Goal of the exercise ::
Restate word for word the lines of the data below, from the first through the one that has "2217, 2177, 2139];".

## START Data extract

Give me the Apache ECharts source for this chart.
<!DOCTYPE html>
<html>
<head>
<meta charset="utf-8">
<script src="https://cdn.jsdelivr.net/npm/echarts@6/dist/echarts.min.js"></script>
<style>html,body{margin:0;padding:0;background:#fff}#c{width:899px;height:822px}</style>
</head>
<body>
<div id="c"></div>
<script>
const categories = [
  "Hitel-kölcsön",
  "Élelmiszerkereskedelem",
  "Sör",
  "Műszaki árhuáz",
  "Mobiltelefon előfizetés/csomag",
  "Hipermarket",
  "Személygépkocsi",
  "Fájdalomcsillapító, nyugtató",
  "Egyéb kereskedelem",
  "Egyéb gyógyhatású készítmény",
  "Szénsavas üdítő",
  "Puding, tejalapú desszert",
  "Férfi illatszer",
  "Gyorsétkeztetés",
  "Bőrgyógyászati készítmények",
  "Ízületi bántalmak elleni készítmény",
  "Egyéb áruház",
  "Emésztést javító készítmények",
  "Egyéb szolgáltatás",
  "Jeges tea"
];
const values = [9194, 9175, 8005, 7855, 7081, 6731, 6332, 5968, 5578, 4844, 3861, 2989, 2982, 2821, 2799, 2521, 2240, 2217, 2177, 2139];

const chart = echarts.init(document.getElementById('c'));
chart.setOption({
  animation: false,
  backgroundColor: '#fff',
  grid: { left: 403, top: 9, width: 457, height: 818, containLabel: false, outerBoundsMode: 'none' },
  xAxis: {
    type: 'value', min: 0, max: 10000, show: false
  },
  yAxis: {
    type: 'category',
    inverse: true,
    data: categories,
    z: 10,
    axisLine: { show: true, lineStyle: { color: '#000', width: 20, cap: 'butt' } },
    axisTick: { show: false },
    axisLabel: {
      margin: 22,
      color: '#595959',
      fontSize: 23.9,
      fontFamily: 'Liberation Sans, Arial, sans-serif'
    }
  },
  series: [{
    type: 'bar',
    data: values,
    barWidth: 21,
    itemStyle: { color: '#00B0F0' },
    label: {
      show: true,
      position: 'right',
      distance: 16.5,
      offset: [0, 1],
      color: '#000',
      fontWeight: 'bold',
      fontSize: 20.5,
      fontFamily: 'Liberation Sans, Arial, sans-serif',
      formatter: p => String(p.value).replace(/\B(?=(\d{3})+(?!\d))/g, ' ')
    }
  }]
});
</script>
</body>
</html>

## END Data extract

Full output ::
Give me the Apache ECharts source for this chart.
<!DOCTYPE html>
<html>
<head>
<meta charset="utf-8">
<script src="https://cdn.jsdelivr.net/npm/echarts@6/dist/echarts.min.js"></script>
<style>html,body{margin:0;padding:0;background:#fff}#c{width:899px;height:822px}</style>
</head>
<body>
<div id="c"></div>
<script>
const categories = [
  "Hitel-kölcsön",
  "Élelmiszerkereskedelem",
  "Sör",
  "Műszaki árhuáz",
  "Mobiltelefon előfizetés/csomag",
  "Hipermarket",
  "Személygépkocsi",
  "Fájdalomcsillapító, nyugtató",
  "Egyéb kereskedelem",
  "Egyéb gyógyhatású készítmény",
  "Szénsavas üdítő",
  "Puding, tejalapú desszert",
  "Férfi illatszer",
  "Gyorsétkeztetés",
  "Bőrgyógyászati készítmények",
  "Ízületi bántalmak elleni készítmény",
  "Egyéb áruház",
  "Emésztést javító készítmények",
  "Egyéb szolgáltatás",
  "Jeges tea"
];
const values = [9194, 9175, 8005, 7855, 7081, 6731, 6332, 5968, 5578, 4844, 3861, 2989, 2982, 2821, 2799, 2521, 2240, 2217, 2177, 2139];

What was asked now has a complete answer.